Exercise instructions: Quote, with no changes, the lines that run from the top of the material to the line with "const refLine = 1;", both included.

Dataset excerpt:
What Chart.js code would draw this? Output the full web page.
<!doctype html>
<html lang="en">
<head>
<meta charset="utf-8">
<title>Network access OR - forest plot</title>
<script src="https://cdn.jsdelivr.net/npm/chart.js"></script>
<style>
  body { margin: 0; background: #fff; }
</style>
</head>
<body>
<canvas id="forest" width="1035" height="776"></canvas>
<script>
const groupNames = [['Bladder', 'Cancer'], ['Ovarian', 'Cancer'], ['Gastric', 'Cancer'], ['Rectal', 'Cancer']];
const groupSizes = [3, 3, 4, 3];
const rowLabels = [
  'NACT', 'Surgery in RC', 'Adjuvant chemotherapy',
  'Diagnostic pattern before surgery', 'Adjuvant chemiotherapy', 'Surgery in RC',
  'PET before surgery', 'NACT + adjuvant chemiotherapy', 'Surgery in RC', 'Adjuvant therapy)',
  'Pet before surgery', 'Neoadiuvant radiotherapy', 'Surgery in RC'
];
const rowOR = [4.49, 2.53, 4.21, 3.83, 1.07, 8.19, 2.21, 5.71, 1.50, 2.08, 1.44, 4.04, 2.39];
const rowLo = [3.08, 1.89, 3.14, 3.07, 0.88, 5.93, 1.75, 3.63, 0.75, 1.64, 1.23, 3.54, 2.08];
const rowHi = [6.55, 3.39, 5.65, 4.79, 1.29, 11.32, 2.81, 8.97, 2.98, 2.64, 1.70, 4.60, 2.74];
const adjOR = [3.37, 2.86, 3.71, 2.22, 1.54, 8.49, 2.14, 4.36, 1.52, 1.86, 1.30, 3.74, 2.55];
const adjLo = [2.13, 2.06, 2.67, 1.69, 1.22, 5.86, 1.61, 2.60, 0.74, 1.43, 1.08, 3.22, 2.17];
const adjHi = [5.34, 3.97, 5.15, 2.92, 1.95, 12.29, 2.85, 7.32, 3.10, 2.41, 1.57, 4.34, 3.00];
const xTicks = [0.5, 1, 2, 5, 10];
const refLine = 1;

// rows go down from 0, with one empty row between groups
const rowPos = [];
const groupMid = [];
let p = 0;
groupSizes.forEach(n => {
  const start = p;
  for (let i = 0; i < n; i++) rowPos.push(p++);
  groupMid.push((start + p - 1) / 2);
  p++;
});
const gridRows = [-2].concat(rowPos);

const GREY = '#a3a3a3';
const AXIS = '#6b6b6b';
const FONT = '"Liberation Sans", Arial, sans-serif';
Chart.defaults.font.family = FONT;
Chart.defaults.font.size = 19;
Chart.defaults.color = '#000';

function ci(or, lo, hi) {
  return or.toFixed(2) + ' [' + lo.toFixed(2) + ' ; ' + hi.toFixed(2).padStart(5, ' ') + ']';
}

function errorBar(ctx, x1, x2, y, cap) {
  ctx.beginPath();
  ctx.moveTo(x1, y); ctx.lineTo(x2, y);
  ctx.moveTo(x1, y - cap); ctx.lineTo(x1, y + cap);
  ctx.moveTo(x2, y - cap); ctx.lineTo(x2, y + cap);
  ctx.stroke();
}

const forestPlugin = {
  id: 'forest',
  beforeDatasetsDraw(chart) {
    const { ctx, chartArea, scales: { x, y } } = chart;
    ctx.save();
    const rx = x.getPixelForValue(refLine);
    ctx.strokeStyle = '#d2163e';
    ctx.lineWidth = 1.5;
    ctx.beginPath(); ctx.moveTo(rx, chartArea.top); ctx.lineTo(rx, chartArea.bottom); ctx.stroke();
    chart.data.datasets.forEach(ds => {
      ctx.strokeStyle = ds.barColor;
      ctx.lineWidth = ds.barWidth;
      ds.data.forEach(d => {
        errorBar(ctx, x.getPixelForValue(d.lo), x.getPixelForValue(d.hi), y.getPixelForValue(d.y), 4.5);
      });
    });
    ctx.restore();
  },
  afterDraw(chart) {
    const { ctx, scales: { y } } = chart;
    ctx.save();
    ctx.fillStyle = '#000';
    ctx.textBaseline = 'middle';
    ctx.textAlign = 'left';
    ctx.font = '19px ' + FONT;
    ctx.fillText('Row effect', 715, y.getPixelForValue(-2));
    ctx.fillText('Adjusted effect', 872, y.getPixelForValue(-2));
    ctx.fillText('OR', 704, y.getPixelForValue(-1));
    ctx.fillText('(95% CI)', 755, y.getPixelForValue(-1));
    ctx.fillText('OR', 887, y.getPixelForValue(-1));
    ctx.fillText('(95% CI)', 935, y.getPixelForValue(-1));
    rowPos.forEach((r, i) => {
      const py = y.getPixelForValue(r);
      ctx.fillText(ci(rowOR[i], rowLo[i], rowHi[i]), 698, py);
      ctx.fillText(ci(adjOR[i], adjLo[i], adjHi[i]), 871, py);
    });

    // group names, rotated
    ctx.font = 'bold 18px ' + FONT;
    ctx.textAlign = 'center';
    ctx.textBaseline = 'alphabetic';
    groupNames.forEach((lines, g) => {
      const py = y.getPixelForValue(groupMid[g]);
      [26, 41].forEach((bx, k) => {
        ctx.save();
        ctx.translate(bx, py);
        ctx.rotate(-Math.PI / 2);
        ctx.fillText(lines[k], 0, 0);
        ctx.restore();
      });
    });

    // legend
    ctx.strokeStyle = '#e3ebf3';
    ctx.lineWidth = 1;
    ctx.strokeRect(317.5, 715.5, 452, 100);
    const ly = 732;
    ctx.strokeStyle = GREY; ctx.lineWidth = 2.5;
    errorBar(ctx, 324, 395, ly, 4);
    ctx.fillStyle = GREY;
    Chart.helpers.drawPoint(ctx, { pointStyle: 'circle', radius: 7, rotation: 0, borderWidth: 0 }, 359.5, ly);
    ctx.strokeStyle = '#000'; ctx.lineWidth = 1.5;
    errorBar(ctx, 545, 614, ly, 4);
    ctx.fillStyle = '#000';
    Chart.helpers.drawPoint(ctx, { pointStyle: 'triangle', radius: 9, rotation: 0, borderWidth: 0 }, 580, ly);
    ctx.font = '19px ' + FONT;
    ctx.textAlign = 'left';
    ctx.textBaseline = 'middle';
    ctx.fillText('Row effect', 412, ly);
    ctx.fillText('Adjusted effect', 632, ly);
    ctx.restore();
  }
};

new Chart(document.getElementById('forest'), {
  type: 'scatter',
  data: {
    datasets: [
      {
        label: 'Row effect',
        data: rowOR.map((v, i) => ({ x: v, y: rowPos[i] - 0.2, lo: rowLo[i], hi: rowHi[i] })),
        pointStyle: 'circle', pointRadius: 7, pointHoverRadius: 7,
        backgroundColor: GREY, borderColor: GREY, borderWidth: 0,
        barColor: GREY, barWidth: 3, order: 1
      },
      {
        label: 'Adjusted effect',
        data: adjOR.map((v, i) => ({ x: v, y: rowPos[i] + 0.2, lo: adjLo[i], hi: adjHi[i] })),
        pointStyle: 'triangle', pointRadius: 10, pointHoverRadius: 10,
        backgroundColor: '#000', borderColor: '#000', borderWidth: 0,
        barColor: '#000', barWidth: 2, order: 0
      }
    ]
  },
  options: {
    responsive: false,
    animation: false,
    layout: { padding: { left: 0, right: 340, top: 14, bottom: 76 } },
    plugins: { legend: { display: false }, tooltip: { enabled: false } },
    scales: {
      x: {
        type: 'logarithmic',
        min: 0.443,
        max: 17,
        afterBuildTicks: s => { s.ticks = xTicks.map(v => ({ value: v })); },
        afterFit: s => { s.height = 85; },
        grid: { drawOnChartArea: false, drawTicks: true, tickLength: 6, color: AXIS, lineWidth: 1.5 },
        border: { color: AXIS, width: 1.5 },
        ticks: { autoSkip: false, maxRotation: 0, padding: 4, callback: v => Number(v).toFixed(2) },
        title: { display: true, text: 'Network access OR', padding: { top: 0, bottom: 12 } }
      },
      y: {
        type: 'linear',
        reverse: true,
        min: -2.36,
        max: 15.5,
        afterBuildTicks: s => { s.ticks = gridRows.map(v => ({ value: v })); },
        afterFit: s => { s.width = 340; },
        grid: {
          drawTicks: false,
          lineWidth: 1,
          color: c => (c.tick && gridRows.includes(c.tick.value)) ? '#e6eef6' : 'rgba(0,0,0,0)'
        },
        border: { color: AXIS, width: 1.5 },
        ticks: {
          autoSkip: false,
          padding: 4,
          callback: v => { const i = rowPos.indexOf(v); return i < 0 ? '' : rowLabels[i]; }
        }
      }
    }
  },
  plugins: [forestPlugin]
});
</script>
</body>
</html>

Task solution:
What Chart.js code would draw this? Output the full web page.
<!doctype html>
<html lang="en">
<head>
<meta charset="utf-8">
<title>Network access OR - forest plot</title>
<script src="https://cdn.jsdelivr.net/npm/chart.js"></script>
<style>
  body { margin: 0; background: #fff; }
</style>
</head>
<body>
<canvas id="forest" width="1035" height="776"></canvas>
<script>
const groupNames = [['Bladder', 'Cancer'], ['Ovarian', 'Cancer'], ['Gastric', 'Cancer'], ['Rectal', 'Cancer']];
const groupSizes = [3, 3, 4, 3];
const rowLabels = [
  'NACT', 'Surgery in RC', 'Adjuvant chemotherapy',
  'Diagnostic pattern before surgery', 'Adjuvant chemiotherapy', 'Surgery in RC',
  'PET before surgery', 'NACT + adjuvant chemiotherapy', 'Surgery in RC', 'Adjuvant therapy)',
  'Pet before surgery', 'Neoadiuvant radiotherapy', 'Surgery in RC'
];
const rowOR = [4.49, 2.53, 4.21, 3.83, 1.07, 8.19, 2.21, 5.71, 1.50, 2.08, 1.44, 4.04, 2.39];
const rowLo = [3.08, 1.89, 3.14, 3.07, 0.88, 5.93, 1.75, 3.63, 0.75, 1.64, 1.23, 3.54, 2.08];
const rowHi = [6.55, 3.39, 5.65, 4.79, 1.29, 11.32, 2.81, 8.97, 2.98, 2.64, 1.70, 4.60, 2.74];
const adjOR = [3.37, 2.86, 3.71, 2.22, 1.54, 8.49, 2.14, 4.36, 1.52, 1.86, 1.30, 3.74, 2.55];
const adjLo = [2.13, 2.06, 2.67, 1.69, 1.22, 5.86, 1.61, 2.60, 0.74, 1.43, 1.08, 3.22, 2.17];
const adjHi = [5.34, 3.97, 5.15, 2.92, 1.95, 12.29, 2.85, 7.32, 3.10, 2.41, 1.57, 4.34, 3.00];
const xTicks = [0.5, 1, 2, 5, 10];
const refLine = 1;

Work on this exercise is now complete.